## [Exercise prompt]
Take the lines from the head of the listing through the one bearing "70, 80, 90]" and copy them exactly, leaving every picture out.

::::

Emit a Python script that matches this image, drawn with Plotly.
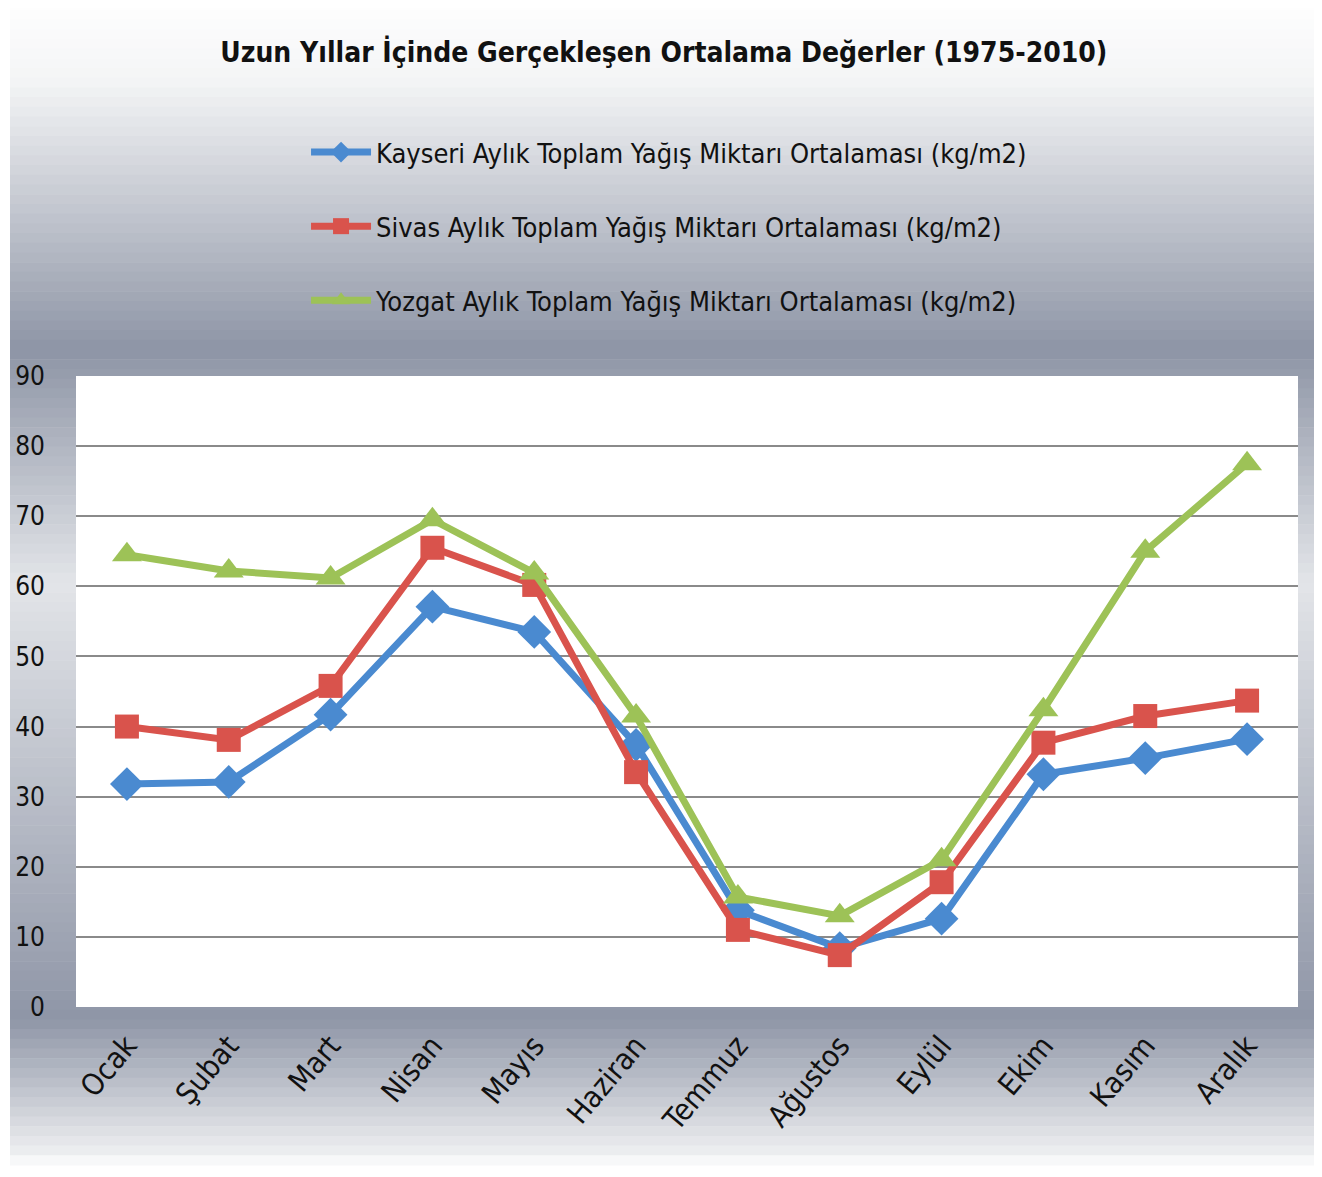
import plotly.graph_objects as go

months = ["Ocak", "Şubat", "Mart", "Nisan", "Mayıs", "Haziran", "Temmuz",
          "Ağustos", "Eylül", "Ekim", "Kasım", "Aralık"]
kayseri = [31.8, 32.1, 41.7, 57.1, 53.5, 37.4, 13.8, 8.4, 12.6, 33.2, 35.5, 38.2]
sivas = [40.0, 38.1, 45.8, 65.5, 60.2, 33.5, 11.0, 7.4, 17.8, 37.7, 41.5, 43.7]
yozgat = [64.5, 62.2, 61.2, 69.5, 61.9, 41.5, 15.7, 13.0, 21.0, 42.4, 65.0, 77.5]
yticks = [0, 10, 20, 30, 40, 50, 60, 70, 80, 90]

names = [
    "Kayseri Aylık Toplam Yağış Miktarı Ortalaması (kg/m2)",
    "Sivas Aylık Toplam Yağış Miktarı Ortalaması (kg/m2)",
    "Yozgat Aylık Toplam Yağış Miktarı Ortalaması (kg/m2)",
]
series = [kayseri, sivas, yozgat]
colors = ["#4a8ad0", "#d9534c", "#9dc257"]
symbols = ["diamond", "square", "triangle-up"]
sizes = [26, 24, 26]

FONT = "DejaVu Sans Condensed, Liberation Sans Narrow, Arial Narrow, sans-serif"

fig = go.Figure()
for i, (nm, vals, c, s, sz) in enumerate(zip(names, series, colors, symbols, sizes)):
    fig.add_trace(go.Scatter(
        x=months, y=vals, name=nm, mode="lines+markers",
        legendgroup=f"g{i}",
        line=dict(color=c, width=7),
        marker=dict(symbol=s, size=sz, color=c),
    ))

def hex2rgb(h):
    h = h.lstrip("#")
    return tuple(int(h[i:i + 2], 16) for i in (0, 2, 4))

stops = [(0.0, "#ffffff"), (0.07, "#f4f5f6"), (0.30, "#8e95a6"),
         (0.50, "#e3e5e9"), (0.875, "#8f96a7"), (0.99, "#eeeff1"), (1.0, "#ffffff")]

def color_at(t):
    for (a, ca), (b, cb) in zip(stops[:-1], stops[1:]):
        if a <= t <= b:
            f = (t - a) / (b - a) if b > a else 0
            r1, g1, b1 = hex2rgb(ca)
            r2, g2, b2 = hex2rgb(cb)
            return "rgb(%d,%d,%d)" % (r1 + (r2 - r1) * f, g1 + (g2 - g1) * f, b1 + (b2 - b1) * f)
    return stops[-1][1]

# page has an 8px body margin; canvas coordinates = page - 8
OFF = 8
W, H = 1314, 1161
L, R, T = 68, 24, 368
B = H - 999
pw, ph = W - L - R, H - T - B

N = 120
shapes = []
for k in range(N):
    ytop_px = k / N * 1165 - OFF
    ybot_px = (k + 1) / N * 1165 + 0.6 - OFF
    shapes.append(dict(type="rect", xref="paper", yref="paper",
                       x0=(10 - OFF - L) / pw, x1=(W - L) / pw,
                       y0=(H - B - ybot_px) / ph, y1=(H - B - ytop_px) / ph,
                       line=dict(width=0), fillcolor=color_at((k + 0.5) / N), layer="below"))
shapes.append(dict(type="rect", xref="paper", yref="paper", x0=0, x1=1, y0=0, y1=1,
                   line=dict(width=0), fillcolor="white", layer="below"))

fig.update_layout(
    width=W, height=H,
    margin=dict(l=L, r=R, t=T, b=B),
    paper_bgcolor="white",
    plot_bgcolor="white",
    shapes=shapes,
    title=dict(text="Uzun Yıllar İçinde Gerçekleşen Ortalama Değerler (1975-2010)",
               x=0.481, xref="paper", xanchor="center", y=1 - 44 / H, yanchor="middle",
               font=dict(family=FONT, size=28, color="#111111", weight="bold")),
    legend=dict(orientation="v", x=0.4853, xanchor="center", y=1 - 120 / H, yref="container",
                yanchor="top", traceorder="grouped", tracegroupgap=36,
                font=dict(family=FONT, size=27, color="#111111"),
                itemwidth=60, bgcolor="rgba(0,0,0,0)"),
    showlegend=True,
    xaxis=dict(showgrid=False, tickangle=-50, automargin=False,
               tickfont=dict(family=FONT, size=30, color="#111111"),
               ticklabelstandoff=14,
               showline=False, ticks="", range=[-0.5, 11.5]),
    yaxis=dict(range=[0, 90], tickvals=yticks, showgrid=True, gridcolor="#8a8a8a", gridwidth=2,
               zeroline=False, showline=False, automargin=False,
               tickfont=dict(family=FONT, size=26, color="#111111"), ticklabelstandoff=30),
)

fig.write_html("out.html")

::::

## [Task result]
Emit a Python script that matches this image, drawn with Plotly.
import plotly.graph_objects as go

months = ["Ocak", "Şubat", "Mart", "Nisan", "Mayıs", "Haziran", "Temmuz",
          "Ağustos", "Eylül", "Ekim", "Kasım", "Aralık"]
kayseri = [31.8, 32.1, 41.7, 57.1, 53.5, 37.4, 13.8, 8.4, 12.6, 33.2, 35.5, 38.2]
sivas = [40.0, 38.1, 45.8, 65.5, 60.2, 33.5, 11.0, 7.4, 17.8, 37.7, 41.5, 43.7]
yozgat = [64.5, 62.2, 61.2, 69.5, 61.9, 41.5, 15.7, 13.0, 21.0, 42.4, 65.0, 77.5]
yticks = [0, 10, 20, 30, 40, 50, 60, 70, 80, 90]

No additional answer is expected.